Exercise task: In the entries below, count every line with the word "this". Return only the count.

Rows from a dataset of charts and code:
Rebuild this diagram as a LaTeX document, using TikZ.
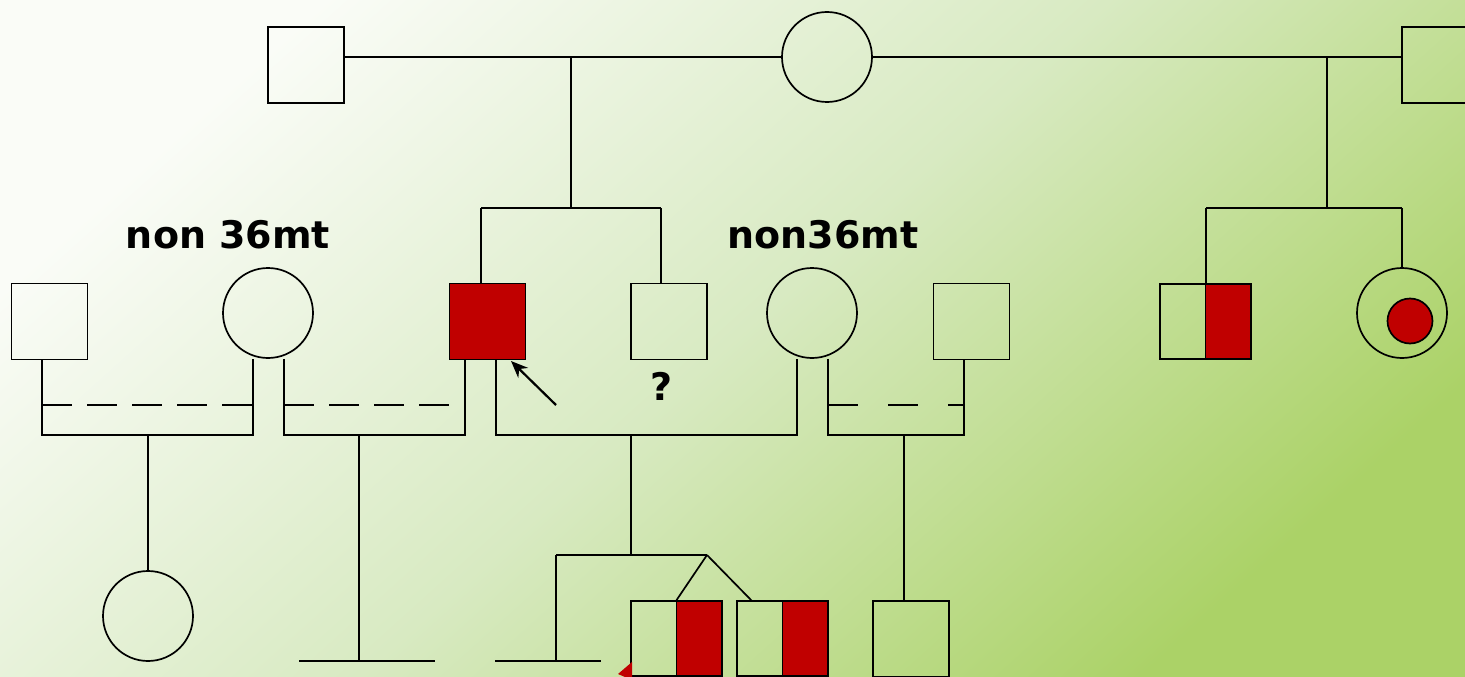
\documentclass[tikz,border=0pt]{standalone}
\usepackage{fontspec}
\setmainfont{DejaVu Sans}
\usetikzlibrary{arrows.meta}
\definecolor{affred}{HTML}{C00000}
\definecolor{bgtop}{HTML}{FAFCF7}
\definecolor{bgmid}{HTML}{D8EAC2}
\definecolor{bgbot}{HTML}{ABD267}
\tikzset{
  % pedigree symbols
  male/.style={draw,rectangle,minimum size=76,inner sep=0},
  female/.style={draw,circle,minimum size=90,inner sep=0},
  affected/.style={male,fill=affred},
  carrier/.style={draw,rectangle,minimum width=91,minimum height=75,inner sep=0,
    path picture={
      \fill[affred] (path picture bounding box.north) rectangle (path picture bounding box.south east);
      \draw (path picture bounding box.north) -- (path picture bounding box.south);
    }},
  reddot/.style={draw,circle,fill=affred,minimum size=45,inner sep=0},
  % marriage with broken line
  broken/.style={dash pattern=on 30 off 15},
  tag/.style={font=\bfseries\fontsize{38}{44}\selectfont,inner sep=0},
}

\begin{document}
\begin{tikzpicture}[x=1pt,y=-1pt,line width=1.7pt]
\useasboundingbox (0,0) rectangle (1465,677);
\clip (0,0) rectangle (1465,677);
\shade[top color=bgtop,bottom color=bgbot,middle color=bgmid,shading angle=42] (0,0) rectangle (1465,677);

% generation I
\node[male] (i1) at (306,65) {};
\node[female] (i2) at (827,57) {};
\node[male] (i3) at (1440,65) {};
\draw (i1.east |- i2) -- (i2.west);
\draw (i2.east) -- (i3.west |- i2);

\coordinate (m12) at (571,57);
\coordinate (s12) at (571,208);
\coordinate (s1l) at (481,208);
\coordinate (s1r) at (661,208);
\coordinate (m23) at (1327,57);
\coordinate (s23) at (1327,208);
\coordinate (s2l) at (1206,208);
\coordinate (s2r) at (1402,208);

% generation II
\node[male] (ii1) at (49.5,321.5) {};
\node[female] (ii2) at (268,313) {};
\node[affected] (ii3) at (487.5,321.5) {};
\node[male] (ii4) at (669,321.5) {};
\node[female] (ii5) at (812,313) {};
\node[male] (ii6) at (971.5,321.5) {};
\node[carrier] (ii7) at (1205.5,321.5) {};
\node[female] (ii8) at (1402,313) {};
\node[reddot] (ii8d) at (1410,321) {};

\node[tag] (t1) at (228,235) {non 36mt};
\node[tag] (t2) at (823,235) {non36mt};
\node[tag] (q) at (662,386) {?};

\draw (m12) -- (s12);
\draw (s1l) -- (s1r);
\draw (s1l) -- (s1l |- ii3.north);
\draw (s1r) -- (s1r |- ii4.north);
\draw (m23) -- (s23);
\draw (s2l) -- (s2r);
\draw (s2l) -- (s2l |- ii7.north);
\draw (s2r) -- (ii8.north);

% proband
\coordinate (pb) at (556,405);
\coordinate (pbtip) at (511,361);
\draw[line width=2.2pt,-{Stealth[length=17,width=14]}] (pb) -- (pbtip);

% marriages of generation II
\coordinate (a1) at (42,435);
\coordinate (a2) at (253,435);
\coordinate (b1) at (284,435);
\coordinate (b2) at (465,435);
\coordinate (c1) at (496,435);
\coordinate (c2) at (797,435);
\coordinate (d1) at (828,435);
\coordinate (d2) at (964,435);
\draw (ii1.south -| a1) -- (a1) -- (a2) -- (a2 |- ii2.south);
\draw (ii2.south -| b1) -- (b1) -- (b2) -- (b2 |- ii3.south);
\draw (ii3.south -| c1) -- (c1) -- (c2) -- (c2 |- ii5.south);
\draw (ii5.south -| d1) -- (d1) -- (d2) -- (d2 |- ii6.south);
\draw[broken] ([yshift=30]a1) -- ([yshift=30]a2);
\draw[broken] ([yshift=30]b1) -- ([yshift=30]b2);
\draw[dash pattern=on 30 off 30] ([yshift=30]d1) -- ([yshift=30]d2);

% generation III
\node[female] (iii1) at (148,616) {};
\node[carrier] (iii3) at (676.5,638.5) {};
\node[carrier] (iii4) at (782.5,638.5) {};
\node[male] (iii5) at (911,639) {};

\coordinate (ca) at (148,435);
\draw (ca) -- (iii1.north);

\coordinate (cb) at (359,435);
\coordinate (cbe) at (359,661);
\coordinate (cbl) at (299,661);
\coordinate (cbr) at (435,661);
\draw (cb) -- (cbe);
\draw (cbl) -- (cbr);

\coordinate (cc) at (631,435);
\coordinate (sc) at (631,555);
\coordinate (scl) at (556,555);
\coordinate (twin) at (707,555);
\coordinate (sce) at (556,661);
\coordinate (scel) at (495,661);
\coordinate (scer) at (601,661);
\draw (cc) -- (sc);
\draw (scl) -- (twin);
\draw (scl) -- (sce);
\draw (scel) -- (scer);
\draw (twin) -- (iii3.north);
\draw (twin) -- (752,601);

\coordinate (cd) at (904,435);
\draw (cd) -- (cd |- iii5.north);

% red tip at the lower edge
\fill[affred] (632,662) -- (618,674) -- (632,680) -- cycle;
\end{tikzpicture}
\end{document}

* * *

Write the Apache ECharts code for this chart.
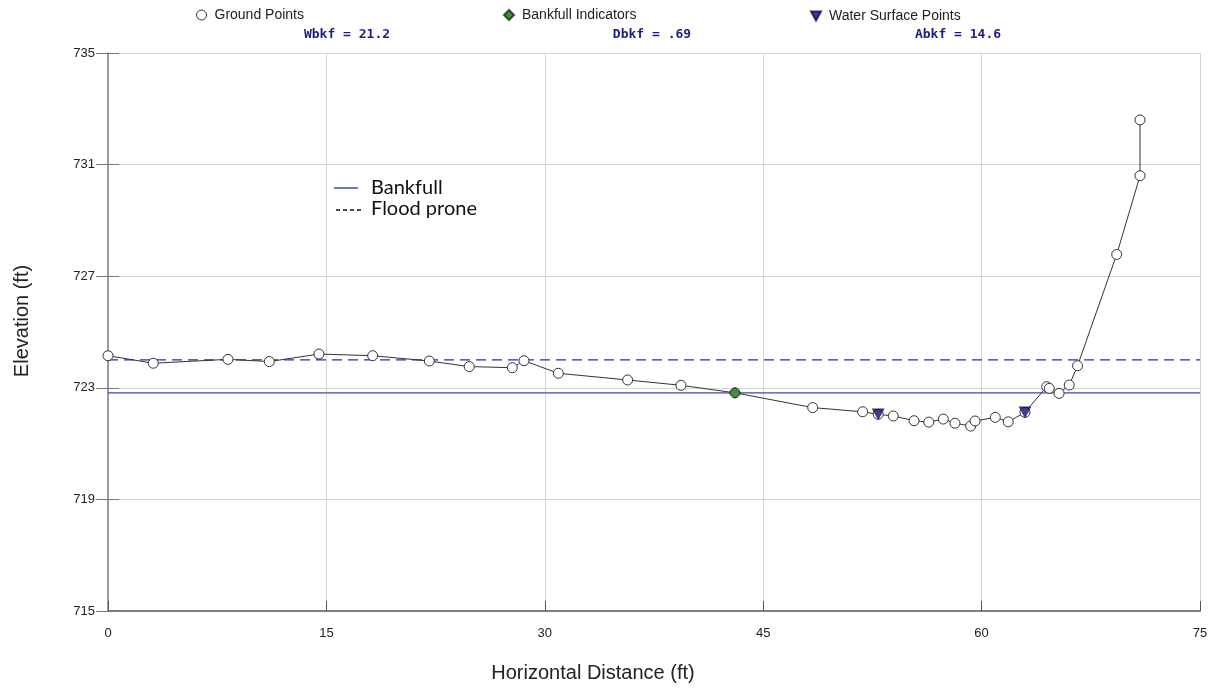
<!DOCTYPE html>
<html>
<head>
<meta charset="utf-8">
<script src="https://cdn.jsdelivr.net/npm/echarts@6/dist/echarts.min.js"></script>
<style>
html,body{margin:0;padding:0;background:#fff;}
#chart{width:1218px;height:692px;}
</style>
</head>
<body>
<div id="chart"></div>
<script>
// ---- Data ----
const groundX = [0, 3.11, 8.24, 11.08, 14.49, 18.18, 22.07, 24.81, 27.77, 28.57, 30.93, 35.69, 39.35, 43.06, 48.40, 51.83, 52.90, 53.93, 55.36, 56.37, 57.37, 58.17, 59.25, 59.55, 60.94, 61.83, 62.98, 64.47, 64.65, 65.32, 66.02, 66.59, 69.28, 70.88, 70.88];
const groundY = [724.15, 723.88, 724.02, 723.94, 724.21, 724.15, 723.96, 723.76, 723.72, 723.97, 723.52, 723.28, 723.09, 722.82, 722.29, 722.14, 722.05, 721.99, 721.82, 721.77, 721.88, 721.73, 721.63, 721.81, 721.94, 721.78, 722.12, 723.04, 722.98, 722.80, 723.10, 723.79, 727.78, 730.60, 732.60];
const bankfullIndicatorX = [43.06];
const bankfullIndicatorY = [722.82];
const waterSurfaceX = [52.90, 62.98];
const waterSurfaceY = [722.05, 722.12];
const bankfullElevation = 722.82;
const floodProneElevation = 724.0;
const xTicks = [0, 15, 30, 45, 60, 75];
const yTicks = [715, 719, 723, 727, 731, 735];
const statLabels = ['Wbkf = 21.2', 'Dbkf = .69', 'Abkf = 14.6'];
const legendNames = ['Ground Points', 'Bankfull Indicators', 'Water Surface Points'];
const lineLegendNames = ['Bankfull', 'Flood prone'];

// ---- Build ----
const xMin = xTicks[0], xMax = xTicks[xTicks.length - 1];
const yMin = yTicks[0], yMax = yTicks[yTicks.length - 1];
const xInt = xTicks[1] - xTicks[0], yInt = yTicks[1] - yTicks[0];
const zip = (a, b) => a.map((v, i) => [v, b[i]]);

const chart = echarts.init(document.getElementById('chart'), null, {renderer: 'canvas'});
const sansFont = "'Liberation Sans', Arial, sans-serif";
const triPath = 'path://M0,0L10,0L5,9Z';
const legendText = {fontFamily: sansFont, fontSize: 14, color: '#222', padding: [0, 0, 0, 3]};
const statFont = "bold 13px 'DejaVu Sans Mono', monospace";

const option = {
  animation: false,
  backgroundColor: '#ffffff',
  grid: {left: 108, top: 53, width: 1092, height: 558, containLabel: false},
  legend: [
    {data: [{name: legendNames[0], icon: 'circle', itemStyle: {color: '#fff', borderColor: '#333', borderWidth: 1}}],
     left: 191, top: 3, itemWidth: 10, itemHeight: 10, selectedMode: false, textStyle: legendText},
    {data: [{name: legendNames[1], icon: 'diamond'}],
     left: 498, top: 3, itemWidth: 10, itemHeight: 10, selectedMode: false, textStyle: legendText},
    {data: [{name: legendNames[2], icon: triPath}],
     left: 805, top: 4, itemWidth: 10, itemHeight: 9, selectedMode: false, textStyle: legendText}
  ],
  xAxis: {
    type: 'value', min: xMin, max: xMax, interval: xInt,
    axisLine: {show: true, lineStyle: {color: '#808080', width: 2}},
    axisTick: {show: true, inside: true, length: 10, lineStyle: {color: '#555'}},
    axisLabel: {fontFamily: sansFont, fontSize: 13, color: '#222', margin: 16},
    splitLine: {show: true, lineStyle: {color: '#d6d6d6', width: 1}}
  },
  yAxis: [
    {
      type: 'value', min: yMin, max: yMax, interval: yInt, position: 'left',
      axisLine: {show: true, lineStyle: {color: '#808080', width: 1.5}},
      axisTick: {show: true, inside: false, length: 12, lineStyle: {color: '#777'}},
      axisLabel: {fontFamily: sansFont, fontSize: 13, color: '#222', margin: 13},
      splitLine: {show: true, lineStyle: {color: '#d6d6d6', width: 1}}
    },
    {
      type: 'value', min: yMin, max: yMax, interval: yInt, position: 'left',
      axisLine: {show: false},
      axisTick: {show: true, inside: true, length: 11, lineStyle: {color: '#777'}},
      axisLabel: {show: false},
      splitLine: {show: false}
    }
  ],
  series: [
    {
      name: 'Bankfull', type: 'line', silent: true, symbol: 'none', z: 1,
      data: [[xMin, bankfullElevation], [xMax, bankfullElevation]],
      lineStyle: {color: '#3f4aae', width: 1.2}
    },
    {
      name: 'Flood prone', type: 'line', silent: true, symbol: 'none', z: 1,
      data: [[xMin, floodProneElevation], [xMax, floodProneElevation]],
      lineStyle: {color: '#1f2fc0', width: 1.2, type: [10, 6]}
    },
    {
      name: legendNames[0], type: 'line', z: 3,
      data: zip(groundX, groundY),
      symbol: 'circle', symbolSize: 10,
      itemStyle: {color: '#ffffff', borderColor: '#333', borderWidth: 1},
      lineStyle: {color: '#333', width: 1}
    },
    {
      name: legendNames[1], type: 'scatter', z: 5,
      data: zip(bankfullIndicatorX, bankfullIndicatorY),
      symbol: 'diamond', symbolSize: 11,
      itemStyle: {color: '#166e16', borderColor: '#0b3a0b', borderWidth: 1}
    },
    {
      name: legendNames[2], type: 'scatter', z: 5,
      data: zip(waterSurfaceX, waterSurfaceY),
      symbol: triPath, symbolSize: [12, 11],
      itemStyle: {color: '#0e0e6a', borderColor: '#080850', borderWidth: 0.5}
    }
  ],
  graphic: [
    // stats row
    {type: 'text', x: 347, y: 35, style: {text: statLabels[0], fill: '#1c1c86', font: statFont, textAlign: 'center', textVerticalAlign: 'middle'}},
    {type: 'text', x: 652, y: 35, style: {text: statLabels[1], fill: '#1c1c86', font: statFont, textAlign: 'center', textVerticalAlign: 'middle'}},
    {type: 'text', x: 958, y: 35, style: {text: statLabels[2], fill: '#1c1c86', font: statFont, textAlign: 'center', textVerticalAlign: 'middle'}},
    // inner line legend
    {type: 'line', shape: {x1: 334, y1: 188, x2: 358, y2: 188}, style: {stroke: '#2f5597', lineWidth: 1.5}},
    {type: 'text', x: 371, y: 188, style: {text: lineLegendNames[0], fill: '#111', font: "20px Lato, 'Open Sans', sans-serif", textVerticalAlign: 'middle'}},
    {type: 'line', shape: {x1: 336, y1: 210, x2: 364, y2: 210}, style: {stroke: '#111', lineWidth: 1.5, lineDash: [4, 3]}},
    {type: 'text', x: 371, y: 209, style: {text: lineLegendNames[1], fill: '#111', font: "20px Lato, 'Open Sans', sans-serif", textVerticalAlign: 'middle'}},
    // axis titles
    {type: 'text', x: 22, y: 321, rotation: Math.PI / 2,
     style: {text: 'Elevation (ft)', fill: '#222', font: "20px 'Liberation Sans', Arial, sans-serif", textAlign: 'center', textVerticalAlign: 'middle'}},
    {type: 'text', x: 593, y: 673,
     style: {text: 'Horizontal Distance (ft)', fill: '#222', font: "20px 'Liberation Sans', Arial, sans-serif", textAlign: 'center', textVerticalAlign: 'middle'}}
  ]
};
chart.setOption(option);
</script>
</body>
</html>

Final answer: 2